The Danger of the Unfilled Silence
In strategic circles, silence is often touted as a tactical weapon. As explored in the recent analysis of Structural Void management, the deliberate removal of presence forces stakeholders to project their internal narratives onto your absence. This creates a vacuum of power that you can occupy later. However, there is a systemic risk that many practitioners ignore: if you create a void without providing a pre-existing narrative anchor, you risk losing control of your own brand identity. Silence is not a neutral state; it is a canvas, and if you leave that canvas blank for too long, your rivals will begin to paint upon it.
The Psychology of Narrative Anchoring
The Structural Void functions effectively only when the counterpart already has a clear, albeit incomplete, mental model of your intent. If you withdraw while your goals are opaque, you don’t build mystery—you build confusion. True strategic influence requires a balance between the void and the ‘Anchor.’ The Anchor is a singular, immutable truth or promise you establish before you retreat into silence. When you become absent, the counterpart doesn’t just fill the silence with random anxieties; they fill it with the necessity of resolving the tension created by your Anchor.
The Triad of Strategic Absence
To prevent the void from collapsing into indifference, you must manage three distinct phases of engagement:
1. The Signal Calibration
Before withdrawing, your output must be high-signal and low-noise. You must define the parameters of the negotiation or the relationship so clearly that your absence feels like a departure from an established norm, rather than a lack of interest.
2. The Controlled Decay
Instead of an abrupt disappearance, practice ‘controlled decay.’ Slowly reduce the frequency of your communication while maintaining the intensity of your strategic intent.

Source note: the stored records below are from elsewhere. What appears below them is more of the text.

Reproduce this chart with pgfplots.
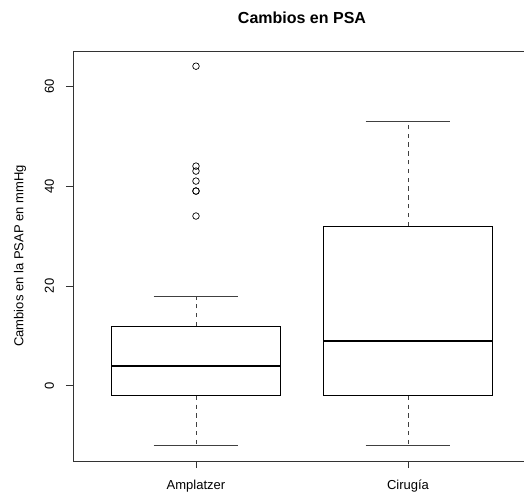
\documentclass[border=0pt]{standalone}
\usepackage{pgfplots}
\pgfplotsset{compat=1.18}
\usepgfplotslibrary{statistics}
\usepackage{fontspec}
\setmainfont{Liberation Sans}
\begin{document}
\begin{tikzpicture}[x=1pt,y=1pt]
\begin{axis}[
  at={(0,0)}, anchor=south west,
  scale only axis, width=458pt, height=410pt,
  xmin=0.42, xmax=2.58, ymin=-15.04, ymax=67.04,
  xtick={1,2}, xticklabels={Amplatzer,Cirugía},
  ytick={0,20,40,60},
  xtick pos=bottom, ytick pos=left,
  tick align=outside, major tick length=7pt,
  tick style={black!80, line width=0.8pt},
  axis line style={line width=0.8pt, black!80},
  font=\fontsize{13}{15}\selectfont,
  /pgf/number format/assume math mode=true,
  yticklabel style={rotate=90, anchor=south, inner sep=0pt},
  xticklabel style={anchor=north, inner sep=0pt},
  yticklabel shift=11.7pt,
  xticklabel shift=12pt,
  clip=false,
  boxplot/draw direction=y,
  boxplot/box extend=0.8,
  boxplot/whisker extend=0.4,
  boxplot/every box/.style={draw=black, line width=0.8pt},
  boxplot/every median/.style={draw=black, line width=2.6pt},
  boxplot/draw/lower whisker/.code={%
    \draw[black!75, line width=0.8pt, dash pattern=on 4.4pt off 4.4pt]
      (boxplot box cs:\pgfplotsboxplotvalue{lower quartile},0.5) --
      (boxplot box cs:\pgfplotsboxplotvalue{lower whisker},0.5);
    \draw[black!75, line width=0.8pt]
      (boxplot whisker cs:\pgfplotsboxplotvalue{lower whisker},0) --
      (boxplot whisker cs:\pgfplotsboxplotvalue{lower whisker},1);
  },
  boxplot/draw/upper whisker/.code={%
    \draw[black!75, line width=0.8pt, dash pattern=on 4.4pt off 4.4pt]
      (boxplot box cs:\pgfplotsboxplotvalue{upper quartile},0.5) --
      (boxplot box cs:\pgfplotsboxplotvalue{upper whisker},0.5);
    \draw[black!75, line width=0.8pt]
      (boxplot whisker cs:\pgfplotsboxplotvalue{upper whisker},0) --
      (boxplot whisker cs:\pgfplotsboxplotvalue{upper whisker},1);
  },
]
\addplot[black, mark=o, mark size=3.3pt, mark options={line width=0.7pt},
  boxplot prepared={draw position=1,
    lower whisker=-12, lower quartile=-2, median=4,
    upper quartile=12, upper whisker=18}]
  coordinates {(0,34) (0,39) (0,39) (0,41) (0,43) (0,44) (0,64)};
\addplot[black, mark=o, mark size=3.3pt,
  boxplot prepared={draw position=2,
    lower whisker=-12, lower quartile=-2, median=9,
    upper quartile=32, upper whisker=53}]
  coordinates {};
\end{axis}
\node[anchor=base, font=\fontsize{16}{19}\selectfont\bfseries] at (229,437.7) {Cambios en PSA};
\node[anchor=base, rotate=90, font=\fontsize{13}{15}\selectfont] at (-49.7,205) {Cambios en la PSAP en mmHg};
\pgfresetboundingbox
\path (-73,-32) rectangle (451,461);
\end{tikzpicture}
\end{document}
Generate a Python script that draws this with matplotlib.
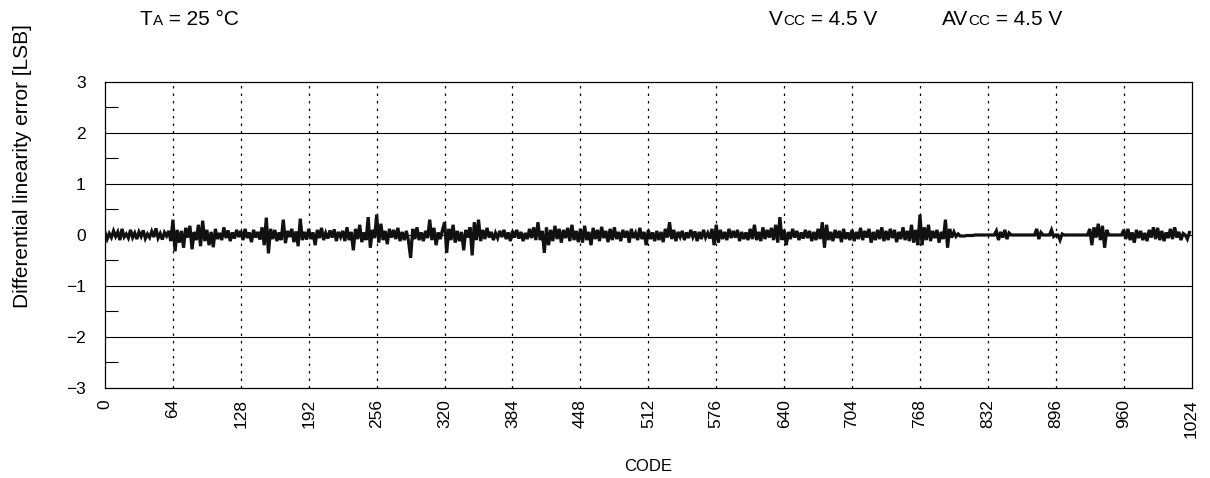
import numpy as np
import matplotlib.pyplot as plt
from matplotlib.ticker import MultipleLocator

plt.rcParams['font.family'] = ['Liberation Sans', 'DejaVu Sans']

# codes sampled every 2 LSB
codes = np.arange(0, 1024, 2)

# DNL [LSB]
dnl = [
    0.05, -0.08, 0.03, -0.05, 0.08, -0.03, 0.06, -0.1, 0.12, -0.04, 0.02, -0.06, 0.1, -0.05, 0.04, -0.08,
    0.06, -0.03, 0.09, -0.07, 0.02, -0.05, 0.07, -0.04, 0.13, -0.06, 0.03, -0.09, 0.05, -0.02, 0.08, -0.12,
    0.3, -0.32, 0.1, -0.15, 0.08, -0.25, 0.14, -0.05, 0.18, -0.28, 0.06, -0.1, 0.2, -0.22, 0.28, -0.12,
    0.1, -0.2, 0.06, -0.24, 0.12, -0.08, 0.04, -0.1, 0.15, -0.06, 0.09, -0.12, 0.05, -0.07, 0.1, -0.04,
    0.08, -0.1, 0.12, -0.06, 0.05, -0.14, 0.1, -0.05, 0.06, -0.09, 0.15, -0.2, 0.34, -0.36, 0.12, -0.08,
    0.1, -0.12, 0.05, -0.1, 0.3, -0.16, 0.08, -0.04, 0.12, -0.14, 0.07, -0.22, 0.32, -0.1, 0.06, -0.09,
    0.12, -0.08, 0.05, -0.2, 0.1, -0.06, 0.14, -0.1, 0.04, -0.07, 0.09, -0.05, 0.11, -0.12, 0.06, -0.04,
    0.08, -0.12, 0.15, -0.1, 0.06, -0.3, 0.12, -0.08, 0.2, -0.14, 0.05, -0.1, 0.35, -0.25, 0.1, -0.06,
    0.4, -0.15, 0.22, -0.1, 0.08, -0.18, 0.12, -0.05, 0.1, -0.08, 0.14, -0.12, 0.06, -0.1, 0.08, -0.12,
    -0.45, 0.12, -0.08, 0.15, -0.1, 0.05, -0.12, 0.08, -0.06, 0.3, -0.1, 0.14, -0.2, 0.05, -0.08, 0.1,
    0.25, -0.35, 0.12, -0.1, 0.2, -0.15, 0.08, -0.12, 0.06, -0.3, 0.1, -0.05, 0.15, -0.4, 0.25, -0.1,
    0.3, -0.12, 0.1, -0.08, 0.14, -0.05, 0.06, -0.1, 0.04, -0.06, 0.08, -0.04, 0.1, -0.08, 0.05, -0.12,
    0.08, -0.05, 0.1, -0.07, 0.06, -0.12, 0.04, -0.08, 0.12, -0.06, 0.15, -0.1, 0.25, -0.1, 0.08, -0.35,
    0.15, -0.2, 0.1, -0.12, 0.18, -0.08, 0.12, -0.15, 0.1, -0.06, 0.14, -0.12, 0.2, -0.1, 0.08, -0.14,
    0.12, -0.15, 0.18, -0.1, 0.06, -0.2, 0.14, -0.08, 0.1, -0.12, 0.16, -0.06, 0.08, -0.14, 0.12, -0.1,
    0.15, -0.08, 0.06, -0.12, 0.1, -0.05, 0.08, -0.15, 0.12, -0.06, 0.04, -0.1, 0.14, -0.08, 0.06, -0.2,
    0.1, -0.08, 0.05, -0.12, 0.08, -0.1, 0.06, -0.14, 0.12, -0.05, 0.25, -0.08, 0.1, -0.12, 0.06, -0.04,
    0.08, -0.1, 0.05, -0.06, 0.1, -0.04, 0.07, -0.12, 0.06, -0.08, 0.1, -0.05, 0.04, -0.07, 0.12, -0.2,
    0.2, -0.15, 0.1, -0.08, 0.06, -0.1, 0.12, -0.06, 0.08, -0.05, 0.1, -0.12, 0.06, -0.08, 0.05, -0.1,
    0.12, -0.08, 0.2, -0.1, 0.06, -0.12, 0.15, -0.08, 0.1, -0.05, 0.14, -0.1, 0.2, -0.15, 0.35, -0.1,
    0.1, -0.2, 0.06, -0.08, 0.12, -0.05, 0.08, -0.1, 0.05, -0.07, 0.1, -0.06, 0.08, -0.12, 0.06, -0.1,
    0.12, -0.08, 0.25, -0.25, 0.2, -0.1, 0.06, -0.12, 0.1, -0.06, 0.08, -0.14, 0.12, -0.08, 0.05, -0.1,
    0.1, -0.12, 0.06, -0.08, 0.14, -0.1, 0.08, -0.05, 0.12, -0.15, 0.06, -0.1, 0.1, -0.08, 0.15, -0.12,
    0.08, -0.1, 0.12, -0.06, 0.1, -0.14, 0.06, -0.08, 0.15, -0.1, 0.08, -0.12, 0.2, -0.15, 0.1, -0.2,
    0.4, -0.2, 0.15, -0.1, 0.2, -0.12, 0.08, -0.06, 0.1, -0.15, 0.06, -0.08, 0.3, -0.25, 0.12, -0.05,
    0.06, -0.03, 0.02, -0.02, -0.02, -0.02, -0.01, -0.01, -0.01, -0.01, 0.0, 0.0, 0.0, 0.0, 0.0, 0.0,
    0.0, 0.0, 0.0, 0.0, 0.08, -0.1, 0.06, -0.05, 0.1, -0.08, 0.04, 0.0, 0.0, 0.0, 0.0, 0.0,
    0.0, 0.0, 0.0, 0.0, 0.0, 0.0, 0.0, 0.12, -0.08, 0.05, 0.0, 0.0, 0.0, 0.0, 0.1, -0.03,
    0.0, 0.0, -0.1, 0.02, 0.0, 0.0, 0.0, 0.0, 0.0, 0.0, 0.0, 0.0, 0.0, 0.0, 0.0, 0.0,
    0.12, -0.2, 0.15, -0.05, 0.22, -0.1, 0.18, -0.25, 0.1, 0.0, 0.0, 0.0, 0.0, 0.0, 0.0, 0.0,
    0.1, -0.08, 0.12, -0.1, 0.05, -0.15, 0.1, -0.06, 0.08, -0.1, 0.04, -0.12, 0.1, -0.05, 0.15, -0.08,
    0.14, -0.1, 0.08, -0.12, 0.05, -0.06, 0.12, -0.08, 0.15, -0.05, 0.06, -0.1, 0.03, 0.0, -0.08, 0.05,
]

xticks = list(range(0, 1025, 64))
yticks = [-3, -2, -1, 0, 1, 2, 3]
ylabels = ['\u22123', '\u22122', '\u22121', '0', '1', '2', '3']

fig = plt.figure(figsize=(12.1, 4.78), dpi=100)
ax = fig.add_axes([0.0868, 0.1883, 0.8980, 0.6402])

ax.plot(codes, dnl, color='#111111', lw=2.3, zorder=3, solid_joinstyle='miter')

ax.set_xlim(0, 1024)
ax.set_ylim(-3, 3)
ax.set_xticks(xticks)
ax.set_xticklabels([str(t) for t in xticks], rotation=90, fontsize=12.5)
ax.set_yticks(yticks)
ax.set_yticklabels(ylabels, fontsize=12.5)
ax.yaxis.set_minor_locator(MultipleLocator(0.5))
ax.tick_params(axis='x', length=0, pad=8)
ax.tick_params(axis='y', which='major', length=0, pad=14)
ax.tick_params(axis='y', which='minor', direction='in', length=9, width=0.8)

for y in [-2, -1, 0, 1, 2]:
    ax.axhline(y, color='black', lw=0.8, zorder=1)
for x in xticks[1:-1]:
    ax.axvline(x, color='black', lw=0.9, ls=(0, (2, 4)), zorder=1)

for s in ax.spines.values():
    s.set_linewidth(0.9)

ax.set_xlabel('CODE', fontsize=12)
ax.xaxis.set_label_coords(0.5, -0.232)
ax.set_ylabel('Differential linearity error [LSB]', fontsize=15)
ax.yaxis.set_label_coords(-0.067, 0.726)


def small_caps(x, y, parts):
    # draw text pieces one after another, smaller pieces for the subscript-like letters
    r = fig.canvas.get_renderer()
    for txt, size in parts:
        t = fig.text(x, y, txt, fontsize=size, va='baseline', ha='left')
        bb = t.get_window_extent(renderer=r)
        x += bb.width / fig.bbox.width


ybase = 1 - 25 / 478
small_caps(140 / 1210, ybase, [('T', 15), ('A', 11), (' = 25 \u00b0C', 15)])
small_caps(769 / 1210, ybase, [('V', 15), ('CC', 11), (' = 4.5 V', 15)])
small_caps(942 / 1210, ybase, [('AV', 15), ('CC', 11), (' = 4.5 V', 15)])

fig.savefig('out.png', dpi=100)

This allows the counterpart to gradually feel the weight of your absence, giving them time to internalize the consequences of your potential permanent withdrawal.
3. The Narrative Re-entry
The moment of re-entry is where the power dynamic is solidified. When you return, you must validate the projections your counterpart developed during your silence. If you align your re-entry with their self-created narrative, you become the architect of their reality. If you ignore the void they filled, you break the psychological loop and lose the advantage.
Systemic Implications: The Feedback Loop of Influence
This approach moves beyond individual negotiation and into systemic influence. In complex organizations, leaders who master the void become the ‘gravitational center’ of the office. By choosing when to participate and when to let others struggle through the silence, you force the system to optimize around your priorities. It is a form of passive leadership that forces others to become more proactive in solving the problems you have defined. This is not about avoiding work; it is about ensuring that your input is only applied at the point of maximum leverage.
The Final Frontier: Managing Misinterpretation
The greatest risk in utilizing the Structural Void is the misinterpretation of intent. If your silence is perceived as weakness or apathy, you lose your leverage. This is why the ‘Oriniel’ approach—precision in communication—is a prerequisite. Your final words before the silence must be heavy with implication. They must be undeniable, sharp, and slightly discomforting. When you stop speaking, the lingering resonance of those words is what keeps your influence alive in the void. Mastering this requires a deep understanding of your counterpart’s risk profile. If they are risk-averse, your silence will trigger a frantic search for equilibrium. If they are aggressive, your silence will trigger an attempt to seize the space you vacated. The strategist must know which response will be triggered, ensuring that even in your absence, you are dictating the terms of engagement.